11.05.2020

The contrasting world of chicken meat production


Hans-Wilhelm Windhorst1 


Analyses dealing with the dynamics and patterns global poultry meat production mostly focus on the leading countries. This is also the case for papers of the author dealing with this commodity. When preparing a detailed analysis dealing with the dynamics of global poultry meat trade Windhorst 2020), I realized that the least developed countries (LLDC)2 were ignored. That was the reason for dealing with this group of countries in more detail. In this analysis, the role of the 10 leading countries in global chicken meat production, here referred to as the Champions League Countries (CLC), will be compared to the LLDC.

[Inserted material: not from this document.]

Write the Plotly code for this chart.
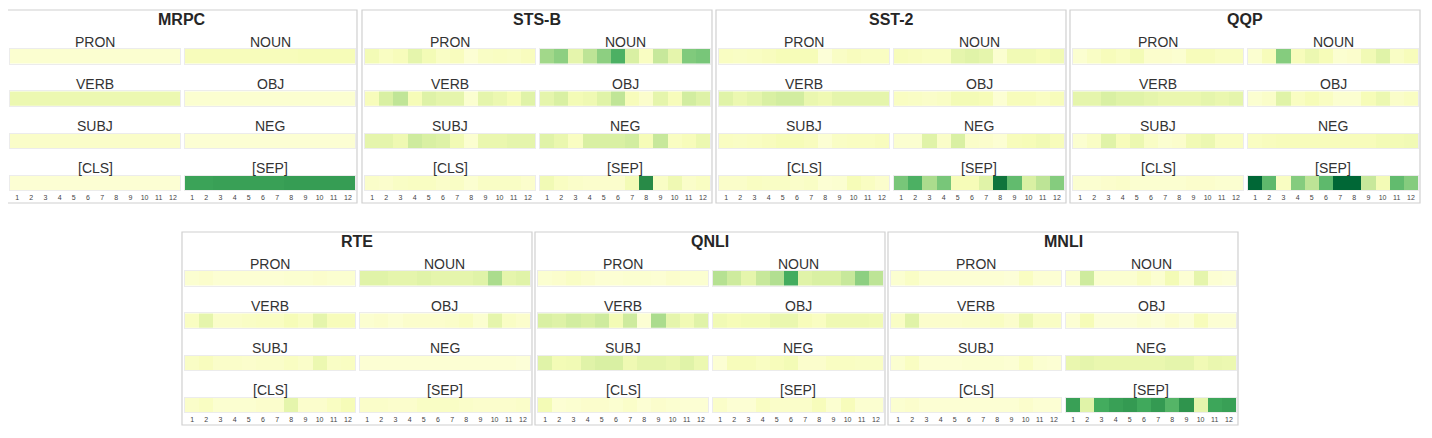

Patterns of global poultry meat production

The presentation of some basic facts of global poultry meat production is necessary for the understanding of the following analysis.

In 2018, 127.3 mill. t of poultry meat were produced worldwide. Chicken meat3 contributed 87.4 % to the total production volume (Table 1). Because of the dominance of chicken meat, the paper will focus on this meat type.           

Table 1:
Global poultry meat production in 2018, by meat type
(Source: FAO database)


 

The contribution of the CLC respectively LLDC to the chicken meat production differed considerably at continent level.

Table 2:
The share of the CLC and LLDC in the chicken meat production of the respective continents in 2018
(Source: own calculations based on FAO data)

The data in Table 2 shows that the CLC reached very high shares in Africa and the Americas and contributed about one quarter to the European production volume. In contrast, the LLDC shared 18.8 % in African chicken meat production and 5.6 % in Asia. Their contribution in the Americas and Oceania was negligible. These data impressively document the contrasting world of chicken meat production.

The imbalance between share in global population and in production

In 2018, 4.2 billion people lived in the ten CLC, a share of 55.0 % in the global population. They contributed 58.1 % to the worldwide chicken slaughter and 60.4 % to global chicken meat production. With 1 billion inhabitants, the 46 LLDC, of which ten will be analysed in detail, shared 13.2 % in the global population. They contributed 4.3 % to the global chicken slaughter and only 2.9 % to chicken meat production (Table 3).

Table 3:
The share of the CLC and LLDC in the global population, chicken slaughter and chicken meat production in 2018
(Source: FAO database)

A closer look at the data in Table 3 reveals the imbalance between the share of the CLC and 46 LLDC in the global population and in chicken meat production. The population of the ten CLC was about four times higher than that of the LLDC, but their production volume was 21 times that of the least developed countries. Of the ten CLC, six were located in Asia, they shared 23.4 % of the global chicken meat production; three in the Americas with a contribution of 33.0 % and one in Europe, sharing 4.0 % in the global production volume. In contrast, 31 of the 46 LLDC were located in Africa, they contributed only 0.9 % to the global production volume, the nine Asian countries 2.0 % and the five Oceanian countries and the one American country less than 0.1 %.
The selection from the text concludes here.